Most critically, the people doing this won't be stopped from trying other highly-similar ways to do the same thing, nor found personally liable, nor even face the credible threat of being personally liable in the future. They won't even be embarrassed.

Fifty dollars to a charity of Trace's choice, otherwise: I'll admit I've been too cynical a few times before. But I'll still bet it's not going to happen, and it's not going to happen no matter how smart and quickly and connected and clever a team of well-education people who care come into a room Substack and give a Sorkin speech. I'd like it to be another way, but it's not.

Sadly, for the 'Third Side', it finds itself falling into the very same trap it laments the 'good' side falling into.

Steve Sailer isn't a racist. He's just correct about the wrong things. Calling him a racist is just an appeal to the mercy of the 'good' side.
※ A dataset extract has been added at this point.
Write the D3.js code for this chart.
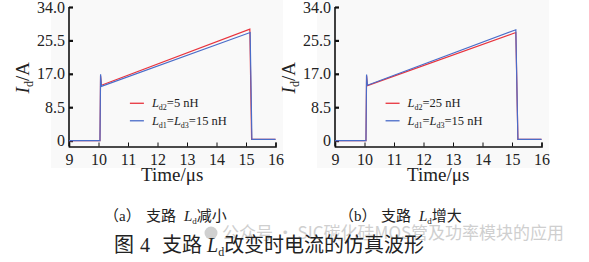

The 'good' really want to replace Cpt. Sully with Cpt. Shaniqua. Sailer is not wrong or racist for pointing this out.

The 'good' dress up their efforts that pervert the meritocratic process and discriminate against the more qualified to lift up brown people to a level they don't deserve by using pretty looking brown ladies in advertisements. Sailer correctly points this out and mocks it. He is not racist for doing so unless, of course, you presuppose the browns to be better than they actually are. Which makes you not just racist but also wrong.

The 'Third Side', spearheaded by the likes of TracingWoodgrains, can't handle this. I don't know why. Though I'd theorize oversocialization, social status and the trauma of watching Civil Rights propaganda took their toll on them like it did everyone else. In any case, if I had to read 5 paragraphs of excuses and 'well actually' every time a racist had been proven right before I could allow myself to acknowledge it, I'd start thinking inward as to why I'm doing this to myself. Because this entire rigamarole is absurd. It would take less effort to get through the cognitive dissonance of a 15 year old.

I can accept liars who just ignore these things or tow the party line to not lose their jobs. At least they know what they are. But the 'Third Side' is not that. It genuinely believes it's honest and standing up for truth. When in reality truth rests with the likes of Sailer. There's nothing 'more right' about not mocking the perverted and shameful nature of modern DEI. There's no respectability in claiming that, whilst the Emperor might not have any clothes, it might be because he was sleepwalking, and not because he is vain and has poor judgement. It's just groveling at the feet of those with power.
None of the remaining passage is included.